One has to be very clever indeed to suggest a parallel so profoundly stupid, but that’s the effect of Brexit for you. Terry Christian hopes that elderly leavers die of flu this winter – or did. (He seems to have deleted the offending tweet.) Philip Pullman, that the Prime Minister will be hung by rope from a lamp-post. (He has since retracted.) Hugh Grant is vanishing into his own expletives. How vocal were they and others when the Speaker himself bent the rules of Parliament, rewriting Commons procedure against the advice of the Clerks?
The long and short of it is that where Theresa May rolled over, Johnson pushes back. It is almost too much for the Remainer Ascendancy, with its Lord Kerr-like sense of entitlement, to be able to bear. (And the Hard Left now has an excuse for making a nuisance of itself by, er, rising up in defence of one of our great established institutions).
So much for the tits for tats. What about the rights and wrongs? The core of the matter is simple. Parliament legislated for a referendum on Britain’s EU membership. “This is your decision,” David Cameron’s Government declared. “The Government will implement what you decide.” The people voted to leave in the biggest democratic exercise ever undertaken in this country. Both the main parties stood in 2017 on manifestos pledging to implement the result. Last June’s European elections saw the Brexit Party win the most votes.

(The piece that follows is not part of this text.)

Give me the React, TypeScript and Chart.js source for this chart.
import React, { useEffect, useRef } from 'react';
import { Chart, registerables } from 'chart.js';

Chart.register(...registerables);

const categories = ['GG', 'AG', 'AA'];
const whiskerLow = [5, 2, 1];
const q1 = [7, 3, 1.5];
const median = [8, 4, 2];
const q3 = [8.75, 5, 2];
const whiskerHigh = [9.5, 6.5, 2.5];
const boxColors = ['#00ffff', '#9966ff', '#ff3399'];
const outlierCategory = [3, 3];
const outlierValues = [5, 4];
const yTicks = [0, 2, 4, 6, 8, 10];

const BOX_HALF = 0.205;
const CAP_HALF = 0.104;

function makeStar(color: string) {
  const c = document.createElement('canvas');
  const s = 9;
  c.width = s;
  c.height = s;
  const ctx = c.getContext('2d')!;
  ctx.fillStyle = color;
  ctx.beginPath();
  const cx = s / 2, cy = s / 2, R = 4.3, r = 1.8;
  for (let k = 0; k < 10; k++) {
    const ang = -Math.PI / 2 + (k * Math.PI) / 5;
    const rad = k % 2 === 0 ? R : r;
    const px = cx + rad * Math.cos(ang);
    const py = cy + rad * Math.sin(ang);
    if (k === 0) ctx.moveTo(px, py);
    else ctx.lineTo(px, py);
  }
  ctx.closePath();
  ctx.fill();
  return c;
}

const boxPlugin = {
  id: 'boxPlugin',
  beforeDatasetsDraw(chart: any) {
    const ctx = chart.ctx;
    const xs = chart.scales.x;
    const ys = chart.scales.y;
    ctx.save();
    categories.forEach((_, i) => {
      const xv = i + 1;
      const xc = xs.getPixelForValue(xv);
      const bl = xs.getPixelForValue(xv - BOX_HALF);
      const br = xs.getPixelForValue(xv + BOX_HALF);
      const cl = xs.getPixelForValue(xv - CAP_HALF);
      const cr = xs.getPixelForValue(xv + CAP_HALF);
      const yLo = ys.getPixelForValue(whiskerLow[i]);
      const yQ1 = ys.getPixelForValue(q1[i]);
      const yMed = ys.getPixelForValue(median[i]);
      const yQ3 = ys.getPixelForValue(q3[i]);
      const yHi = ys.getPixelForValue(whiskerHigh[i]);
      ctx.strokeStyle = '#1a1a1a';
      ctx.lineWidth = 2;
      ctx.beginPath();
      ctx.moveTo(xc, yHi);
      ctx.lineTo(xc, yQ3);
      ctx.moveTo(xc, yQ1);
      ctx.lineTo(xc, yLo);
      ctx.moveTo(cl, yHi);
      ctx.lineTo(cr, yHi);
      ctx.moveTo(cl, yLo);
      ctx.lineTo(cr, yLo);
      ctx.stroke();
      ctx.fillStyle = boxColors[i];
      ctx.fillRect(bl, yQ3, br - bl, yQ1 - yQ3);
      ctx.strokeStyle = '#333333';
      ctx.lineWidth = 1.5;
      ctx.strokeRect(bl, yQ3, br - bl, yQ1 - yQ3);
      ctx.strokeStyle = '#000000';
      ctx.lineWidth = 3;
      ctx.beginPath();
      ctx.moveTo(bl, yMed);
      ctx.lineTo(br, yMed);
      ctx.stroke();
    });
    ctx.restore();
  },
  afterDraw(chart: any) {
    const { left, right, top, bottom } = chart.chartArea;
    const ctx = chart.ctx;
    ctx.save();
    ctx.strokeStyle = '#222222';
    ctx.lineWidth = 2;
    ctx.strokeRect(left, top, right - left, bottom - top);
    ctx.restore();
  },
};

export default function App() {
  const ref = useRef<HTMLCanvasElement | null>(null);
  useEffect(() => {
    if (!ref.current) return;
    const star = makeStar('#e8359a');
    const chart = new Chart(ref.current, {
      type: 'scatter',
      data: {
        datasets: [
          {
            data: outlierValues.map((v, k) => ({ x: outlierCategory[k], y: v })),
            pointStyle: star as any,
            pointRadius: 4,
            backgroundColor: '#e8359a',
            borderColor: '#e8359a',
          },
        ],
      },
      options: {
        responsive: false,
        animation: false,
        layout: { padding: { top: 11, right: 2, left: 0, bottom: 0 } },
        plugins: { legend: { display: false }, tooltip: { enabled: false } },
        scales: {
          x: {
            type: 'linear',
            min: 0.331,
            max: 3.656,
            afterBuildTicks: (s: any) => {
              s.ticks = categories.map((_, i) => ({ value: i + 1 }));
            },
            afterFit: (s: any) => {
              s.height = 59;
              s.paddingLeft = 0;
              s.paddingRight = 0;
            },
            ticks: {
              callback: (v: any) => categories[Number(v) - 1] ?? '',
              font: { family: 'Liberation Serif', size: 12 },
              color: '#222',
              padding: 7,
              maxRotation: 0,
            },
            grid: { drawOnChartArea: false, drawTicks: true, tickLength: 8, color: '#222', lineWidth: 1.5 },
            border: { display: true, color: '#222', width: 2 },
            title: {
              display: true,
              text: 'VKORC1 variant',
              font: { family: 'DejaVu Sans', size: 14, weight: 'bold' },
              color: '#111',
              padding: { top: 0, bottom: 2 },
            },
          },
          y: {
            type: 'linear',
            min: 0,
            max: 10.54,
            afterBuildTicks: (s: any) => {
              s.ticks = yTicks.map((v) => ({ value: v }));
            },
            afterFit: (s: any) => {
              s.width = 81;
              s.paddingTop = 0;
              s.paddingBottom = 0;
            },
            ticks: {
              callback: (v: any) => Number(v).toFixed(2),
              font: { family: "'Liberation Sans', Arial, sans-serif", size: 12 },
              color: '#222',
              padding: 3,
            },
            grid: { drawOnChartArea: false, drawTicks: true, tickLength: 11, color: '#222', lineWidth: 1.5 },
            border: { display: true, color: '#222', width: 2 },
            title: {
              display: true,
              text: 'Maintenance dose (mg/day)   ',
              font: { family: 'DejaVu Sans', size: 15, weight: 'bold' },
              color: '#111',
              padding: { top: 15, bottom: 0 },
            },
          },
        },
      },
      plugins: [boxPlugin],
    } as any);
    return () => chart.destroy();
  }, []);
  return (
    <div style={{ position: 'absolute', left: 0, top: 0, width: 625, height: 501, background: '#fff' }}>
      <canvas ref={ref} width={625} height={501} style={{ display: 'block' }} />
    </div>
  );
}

But the Commons cannot make up its mind what to do. It has voted against No Deal. It has voted against Theresa May’s deal. It has voted against revocation. Against a second referendum. Against Norway Plus. Against the EEA. In short, against everything – with two exceptions. The first is extension. The most likely course it will now take, if it can get its act together, will be to vote for extension yet again. No wonder the Prime Minister believes that enough is enough, and that Britain must leave the EU by October 31.
The second exception is worth bearing in mind. There will be no shortage of drama this week in the Chamber and in law courts, on TV and all over Twitter. Stand by for S024 motions, judges’ rulings, emergency Bills, Mr Speaker, Gina Miller, Brussels rumours, Dominic Cummings, Corbyn opposing the No Deal Brexit that he has done so much to further – not to mention deselection talk, with possible action, and election fever. But one should not be so gobsmacked by the actors as to miss the structure of the play.

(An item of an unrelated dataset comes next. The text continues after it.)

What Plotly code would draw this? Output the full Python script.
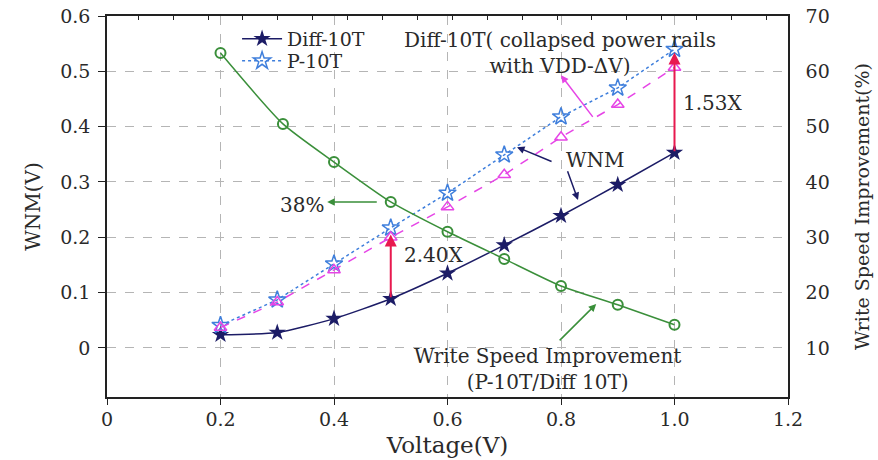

The only positive Commons vote of significance for any Brexit plan has been for the so-called Brady amendment – which essentially proposed the Withdrawal Agreement minus the Northern Ireland backstop. Johnson is unlike May in that he really does seem prepared to see Britain leave the EU without a deal. But he is like her in that he would genuinely prefer to see us leave with one. And what he has in mind seems to be roughly in the territory of the Brady amendment, with its support for “alternative arrangements” on the island of Ireland.
It follows that his logic must be, more or less: see off next week’s anti-No Deal revolt; thereby convince the EU that No Deal is now a real possibility; get a Brady amendment-type deal done at the EU’s October council; and then ram it through a Commons terrified of the only remaining alternative: No Deal.
Now there are many potential problems with this scenario. They include the possibility that the Prime Minister may not win out in the Commons this week; a shortage of Parliamentary time; losing a potential confidence vote in the wake of such a deal passing; putting wind into Nigel Farage’s sails – and above all the unlikelihood of the EU going for such a deal in the first place.
None the less, this is the road that Johnson is most likely to take if he really is pressing for a deal. And there is something about it consistent with his sense of confidence, his talent for improvisation, his lack of fixity – and almost boundless self-belief. In which event, his internal opposition this week may be, say, Philip Hammond and David Lidington and David Gauke. But, next month, it could turn out instead to be Steve Baker, Mark Francois, John Redwood, and so on.
We appreciate that saying so is just a bit counter-intuitive, at a moment when Johnson is squaring off against the ultra-Remainers and Soft Brexiteers. It seems a bit much to suggest that the Prime Minister and Hammond are at loggerheads as September begins, yet could be going through the same lobby before October ends. But maybe what Wittgenstein said of philosophy is true of politics, at least at the moment: that “you have to descend into primeval chaos and feel at home there”.